Tuesday, February 03, 2009

Rorschach Test

The various reactions to Sarah Palin turn on what one wanted to see in her, says RedState.

Question: To my surprise, the liberal media was strikingly effective at pasting Palin as dumb, or at least uninformed. (For conservatives, nothing new there.) But, outside of the small committed conservative base, can Palin, or any politician, recover from such a first impression? In other words, can an inkblot change its spots?


See also Yuval Levin's The Meaning of Sarah Palin in Commentary:
[H]er views on matters of cultural and social controversy very quickly became the chief focus of media attention, liberal criticism, and pundit analysis. Palin was assigned every view and position the Left considered unenlightened, and the response to her brought into the light all manner of implicit liberal assumptions about cultural conservatives. We were told that Palin was opposed to contraception, advocated teaching creationism in schools, and was inclined to ban books she disagreed with. She was described as a religious zealot, an anti-abortion extremist, a blind champion of abstinence-only sex education. She was said to have sought to make rape victims pay for their own medical exams, to have Alaska secede from the Union, and to get Pat Buchanan elected President. She was reported to believe that the Iraq war was mandated by God, that the end-times prophesied in the Book of Revelation were nearing and only Alaska would survive, and that global warming was purely a myth. None of this was true.

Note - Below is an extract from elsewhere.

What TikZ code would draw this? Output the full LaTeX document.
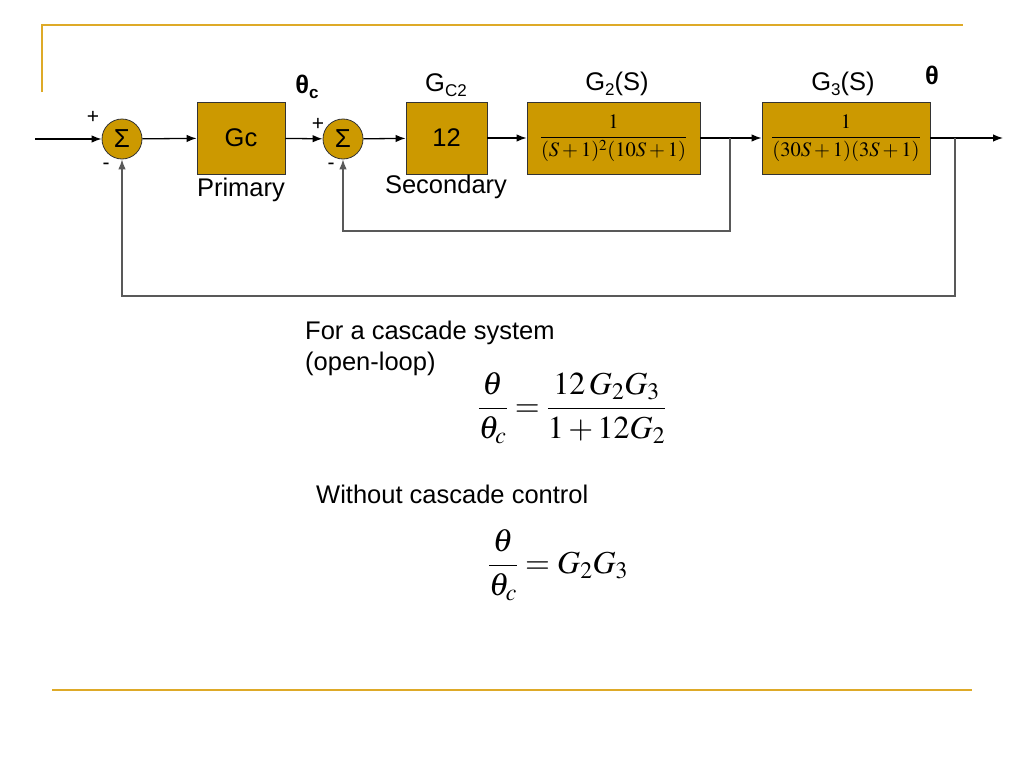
\documentclass[tikz,border=0pt]{standalone}
\usepackage{mathptmx}
\usepackage{fontspec}
\setmainfont{Liberation Sans}
\usetikzlibrary{arrows.meta}
\definecolor{gold}{RGB}{204,153,0}
\definecolor{rulecol}{RGB}{222,170,40}
\begin{document}
\begin{tikzpicture}[x=1pt,y=-1pt,
  blk/.style={draw=black!80, fill=gold, line width=0.8pt, inner sep=0pt, font=\fontsize{25.5}{28}\selectfont},
  sumnode/.style={circle, draw=black!80, fill=gold, line width=0.8pt, minimum size=40pt, inner sep=0pt, font=\fontsize{26}{28}\selectfont},
  arr/.style={-{Latex[length=10pt,width=7.5pt]}, line width=1.3pt},
  fb/.style={-{Latex[length=10pt,width=7.5pt]}, line width=1.2pt, draw=black!65},
  lbl/.style={font=\fontsize{25.5}{28}\selectfont, inner sep=0pt},
  sgn/.style={font=\fontsize{21}{22}\selectfont, inner sep=0pt},
  eqn/.style={font=\fontsize{32}{36}\selectfont, inner sep=0pt}
]
\useasboundingbox (0,0) rectangle (1024,768);
% slide rules
\draw[rulecol, line width=2pt] (42,92) -- (42,25) -- (963,25);
\draw[rulecol, line width=2pt] (52,690) -- (972,690);

% blocks
\node[sumnode] (s1) at (122,139) {Σ};
\node[blk, minimum width=88pt, minimum height=72pt] (gc) at (241,138) {Gc};
\node[sumnode] (s2) at (343,139) {Σ};
\node[blk, minimum width=81pt, minimum height=72pt] (k) at (446.5,138) {12};
\node[blk, minimum width=173pt, minimum height=72pt] (g2) at (613.5,138) {\fontsize{20.5}{24}\selectfont$\displaystyle\frac{1}{(S+1)^2(10S+1)}$};
\node[blk, minimum width=168pt, minimum height=72pt] (g3) at (846,138) {\fontsize{20.5}{24}\selectfont$\displaystyle\frac{1}{(30S+1)(3S+1)}$};

% coordinates
\coordinate (in) at (35,139);
\coordinate (out) at (1003,138);
\coordinate (b1) at (730,138);
\coordinate (c1) at (730,231);
\coordinate (b2) at (955,138);
\coordinate (c2) at (955,296);

% forward path
\draw[arr] (in) -- (s1);
\draw[arr] (s1) -- (gc);
\draw[arr] (gc) -- (s2);
\draw[arr] (s2) -- (k);
\draw[arr] (k) -- (g2);
\draw[arr] (g2.east) -- (g3.west);
\draw[arr] (g3.east) -- (out);

% feedback
\draw[fb] (b1) -- (c1) -| (s2.south);
\draw[fb] (b2) -- (c2) -| (s1.south);

% signs
\node[sgn] (p1) at (93,117) {+};
\node[sgn] (m1) at (106,166) {-};
\node[sgn] (p2) at (318,124) {+};
\node[sgn] (m2) at (331,166) {-};

% labels
\node[lbl] (thc) at (307,87) {\bfseries θ\raisebox{-5pt}{\fontsize{17}{17}\selectfont\bfseries c}};
\node[lbl] (gc2) at (446,85) {G\raisebox{-5pt}{\fontsize{17}{17}\selectfont C2}};
\node[lbl] (g2l) at (617,84) {G\raisebox{-5pt}{\fontsize{17}{17}\selectfont 2}(S)};
\node[lbl] (g3l) at (843,84) {G\raisebox{-5pt}{\fontsize{17}{17}\selectfont 3}(S)};
\node[lbl] (th) at (932,75) {\bfseries θ};
\node[lbl] (prim) at (241,190) {Primary};
\node[lbl] (sec) at (446,187) {Secondary};

% text
\node[lbl, anchor=west] (t1) at (305,333) {For a cascade system};
\node[lbl, anchor=west] (t2) at (305,364) {(open-loop)};
\node[lbl, anchor=west] (t3) at (316,494) {Without cascade control};

% equations
\node[eqn] (eq1) at (572,408) {$\displaystyle\frac{\theta}{\theta_c}=\frac{12\,G_2G_3}{1+12G_2}$};
\node[eqn] (eq2) at (558,565) {$\displaystyle\frac{\theta}{\theta_c}=G_2G_3$};
\end{tikzpicture}
\end{document}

Her personal life came under withering assault as well. Palin’s capacity to function as a senior elected official while raising five children was repeatedly questioned by liberal pundits who would never dare to express such views about a female candidate whose opinions were more congenial to them. Her teenage daughter’s pregnancy was splattered all over the front pages (garnering three New York Times stories in a single day on September 2). Some bloggers even suggested her youngest child had not issued from her, but from her daughter instead, and that she had participated in a bizarre cover-up. I attended a gathering in Washington at which a prominent columnist wondered aloud how Palin could pursue her career when her religious beliefs denied women the right to work outside the home.

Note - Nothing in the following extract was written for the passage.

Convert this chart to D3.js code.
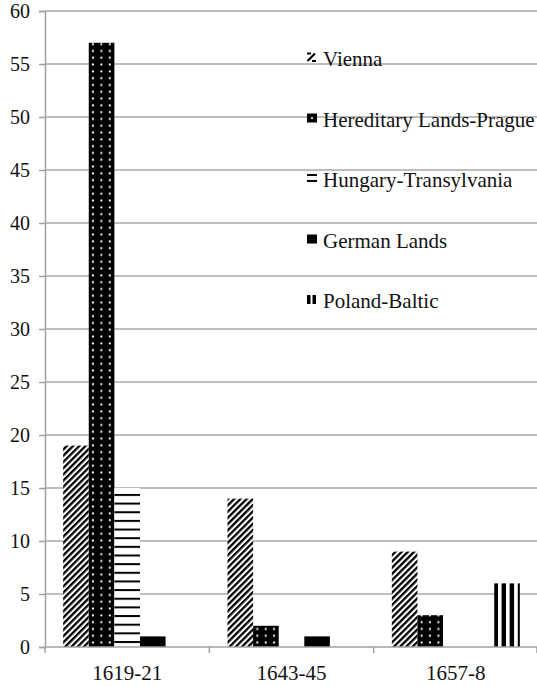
<!DOCTYPE html>
<html>
<head>
<meta charset="utf-8">
<script src="https://cdn.jsdelivr.net/npm/d3@7"></script>
</head>
<body style="margin:0;background:#fff;font-family:'Liberation Serif';font-size:21px">
<svg id="chart" width="537" height="686" style="display:block"></svg>
<script>
// Periods on the x axis
const periods = ["1619-21", "1643-45", "1657-8"];
// Regions (one bar per region within each period)
const regions = ["Vienna", "Hereditary Lands-Prague", "Hungary-Transylvania", "German Lands", "Poland-Baltic"];
// Counts per region, in period order
const vienna     = [19, 14, 9];
const hereditary = [57, 2, 3];
const hungary    = [15, 0, 0];
const german     = [1, 1, 0];
const poland     = [0, 0, 6];
const seriesValues = [vienna, hereditary, hungary, german, poland];
// Y axis ticks
const yTicks = [0, 5, 10, 15, 20, 25, 30, 35, 40, 45, 50, 55, 60];

const serifFont = "Liberation Serif";

function draw() {
  const svg = d3.select("#chart");
  svg.selectAll("*").remove();
  const plotLeft = 45, plotRight = 538, plotTop = 11, plotBottom = 647;

  const x0 = d3.scaleBand().domain(periods).range([plotLeft, plotRight])
    .paddingInner(0.221).paddingOuter(0.1105);
  const x1 = d3.scaleBand().domain(regions).range([0, x0.bandwidth()]);
  const y = d3.scaleLinear().domain([0, 60]).range([plotBottom, plotTop]);

  // Fill patterns for each region
  const defs = svg.append("defs");
  const fills = {};

  // Vienna: diagonal hatching
  const pDiag = defs.append("pattern").attr("id", "p-diag")
    .attr("patternUnits", "userSpaceOnUse").attr("width", 4.4).attr("height", 4.4)
    .attr("patternTransform", "rotate(45)");
  pDiag.append("rect").attr("width", 4.4).attr("height", 4.4).attr("fill", "#fff");
  pDiag.append("rect").attr("width", 2.3).attr("height", 4.4).attr("fill", "#000");
  fills["Vienna"] = "url(#p-diag)";

  // Hereditary Lands: black with white dots
  const pDots = defs.append("pattern").attr("id", "p-dots")
    .attr("patternUnits", "userSpaceOnUse").attr("width", 8.4).attr("height", 6.8);
  pDots.append("rect").attr("width", 8.4).attr("height", 6.8).attr("fill", "#000");
  pDots.append("circle").attr("cx", 4.6).attr("cy", 3.4).attr("r", 1.1).attr("fill", "#fff");
  fills["Hereditary Lands-Prague"] = "url(#p-dots)";

  // Hungary: horizontal rules
  const hStep = 8.65;
  const pHoriz = defs.append("pattern").attr("id", "p-horiz")
    .attr("patternUnits", "userSpaceOnUse").attr("width", 10).attr("height", hStep)
    .attr("y", y(0) - 6);
  pHoriz.append("rect").attr("width", 10).attr("height", hStep).attr("fill", "#fff");
  pHoriz.append("rect").attr("y", 0).attr("width", 10).attr("height", 2).attr("fill", "#000");
  fills["Hungary-Transylvania"] = "url(#p-horiz)";

  // German Lands: solid
  fills["German Lands"] = "#000";

  // Poland: vertical bars, aligned to each bar's left edge
  const pVert = defs.append("pattern").attr("id", "p-vert")
    .attr("patternUnits", "userSpaceOnUse").attr("width", 8.1).attr("height", 10)
    .attr("x", x1("Poland-Baltic") - 0.8);
  pVert.append("rect").attr("width", 8.1).attr("height", 10).attr("fill", "#fff");
  pVert.append("rect").attr("width", 4.5).attr("height", 10).attr("fill", "#000");
  fills["Poland-Baltic"] = "url(#p-vert)";

  // Gridlines
  svg.append("g").selectAll("line").data(yTicks.filter(d => d > 0)).join("line")
    .attr("x1", plotLeft).attr("x2", plotRight)
    .attr("y1", d => y(d)).attr("y2", d => y(d))
    .attr("stroke", "#a8a8a8").attr("stroke-width", 1.5);

  // Y axis: domain and tick marks from d3, labels as plain text
  const yAxis = svg.append("g").attr("transform", `translate(${plotLeft},0)`)
    .call(d3.axisLeft(y).tickValues(yTicks).tickSize(6).tickFormat(""));
  yAxis.select(".domain").attr("stroke", "#a0a0a0").attr("stroke-width", 1.5);
  yAxis.selectAll(".tick line").attr("stroke", "#a0a0a0").attr("stroke-width", 1.5);
  yAxis.selectAll(".tick text").remove();
  svg.append("g").selectAll("text").data(yTicks).join("text")
    .attr("x", plotLeft - 15)
    .attr("y", d => y(d) + 7)
    .attr("text-anchor", "end")
    .attr("font-family", d => serifFont)
    .attr("font-size", 20)
    .attr("fill", "#111")
    .text(d => d);

  // Bars
  const groups = svg.append("g").selectAll("g").data(periods).join("g")
    .attr("transform", d => `translate(${x0(d)},0)`);
  groups.selectAll("rect")
    .data((p, i) => regions.map((r, k) => ({ region: r, value: seriesValues[k][i] })))
    .join("rect")
    .filter(d => d.value > 0)
    .attr("x", d => x1(d.region))
    .attr("width", x1.bandwidth())
    .attr("y", d => y(d.value))
    .attr("height", d => y(0) - y(d.value))
    .attr("fill", d => fills[d.region]);

  // X axis
  const xAxisG = svg.append("g");
  xAxisG.append("line").attr("x1", plotLeft).attr("x2", plotRight)
    .attr("y1", y(0)).attr("y2", y(0))
    .attr("stroke", "#a0a0a0").attr("stroke-width", 1.5);
  const boundaries = periods.map(p => x0(p) - x0.step() * x0.paddingOuter())
    .concat([plotRight - 1]);
  xAxisG.selectAll("line.tk").data(boundaries).join("line").attr("class", "tk")
    .attr("x1", d => d).attr("x2", d => d)
    .attr("y1", y(0)).attr("y2", y(0) + 6)
    .attr("stroke", "#a0a0a0").attr("stroke-width", 1.5);
  svg.append("g").selectAll("text").data(periods).join("text")
    .attr("x", d => x0(d) + x0.bandwidth() / 2)
    .attr("y", 680)
    .attr("text-anchor", "middle")
    .attr("font-family", d => serifFont)
    .attr("font-size", 21)
    .attr("fill", "#111")
    .text(d => d);

  // Legend swatches
  const legend = svg.append("g").attr("transform", "translate(307,66)");
  const li = legend.selectAll("g").data(regions).join("g")
    .attr("transform", (d, i) => `translate(0,${i * 60.5})`);
  li.each(function(d) {
    const g = d3.select(this);
    if (d === "Vienna") {
      g.append("line").attr("x1", 0.5).attr("y1", -5).attr("x2", 8).attr("y2", -12.5)
        .attr("stroke", "#000").attr("stroke-width", 2.2);
      g.append("line").attr("x1", 0).attr("y1", -12.5).attr("x2", 4).attr("y2", -12.5)
        .attr("stroke", "#000").attr("stroke-width", 2);
      g.append("line").attr("x1", 5).attr("y1", -5).attr("x2", 9).attr("y2", -5)
        .attr("stroke", "#000").attr("stroke-width", 2);
    } else if (d === "Hereditary Lands-Prague") {
      g.append("rect").attr("x", 0).attr("y", -13).attr("width", 10).attr("height", 9).attr("fill", "#000");
      g.append("circle").attr("cx", 5).attr("cy", -8.5).attr("r", 1.1).attr("fill", "#fff");
    } else if (d === "Hungary-Transylvania") {
      g.append("rect").attr("x", 0).attr("y", -13).attr("width", 10).attr("height", 2).attr("fill", "#000");
      g.append("rect").attr("x", 0).attr("y", -7).attr("width", 10).attr("height", 2).attr("fill", "#000");
    } else if (d === "German Lands") {
      g.append("rect").attr("x", 0).attr("y", -13).attr("width", 10).attr("height", 9).attr("fill", "#000");
    } else {
      g.append("rect").attr("x", 0).attr("y", -13).attr("width", 3.5).attr("height", 9).attr("fill", "#000");
      g.append("rect").attr("x", 5.5).attr("y", -13).attr("width", 3.5).attr("height", 9).attr("fill", "#000");
    }
  });
  // Legend labels
  svg.append("g").selectAll("text").data(regions).join("text")
    .attr("x", 323)
    .attr("y", (d, i) => 66 + i * 60.5)
    .attr("font-family", d => serifFont)
    .attr("font-size", 21)
    .attr("fill", "#111")
    .text(d => d);
}

draw();
if (document.fonts && document.fonts.load) {
  document.fonts.load(`21px "${serifFont}"`).then(draw);
}
</script>
</body>
</html>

Palin became the embodiment of every dark fantasy the Left had ever held about the views of evangelical Christians and women who do not associate themselves with contemporary feminism, and all concern for clarity and truthfulness was left at the door.


Assistant Village Idiot said...

Generally no, and it's worse for conservatives. If you listen to the 1988 vice-presidential debate or read the transcript, Quayle now seems prescient and brilliant, Gore fuzzy. It doesn't matter - the image will always stick.

Palin would have to have a brilliant career for a few years, not just a good one, to overcome the divided image. She generates a lot of enthusiasm, but many people are already prepared to believe the worst about her.

Carl said...

I occasionally worked with Quayle when he was VP, and was very impressed. But that view tends to be hooted down, especially here in Washington.

Lunching with a friend this week, I noticed the "Palin for President" stickers on his car. But Palin's already been pasted as dumber than Quayle. It would take a miracle for that image to change. So, I agree.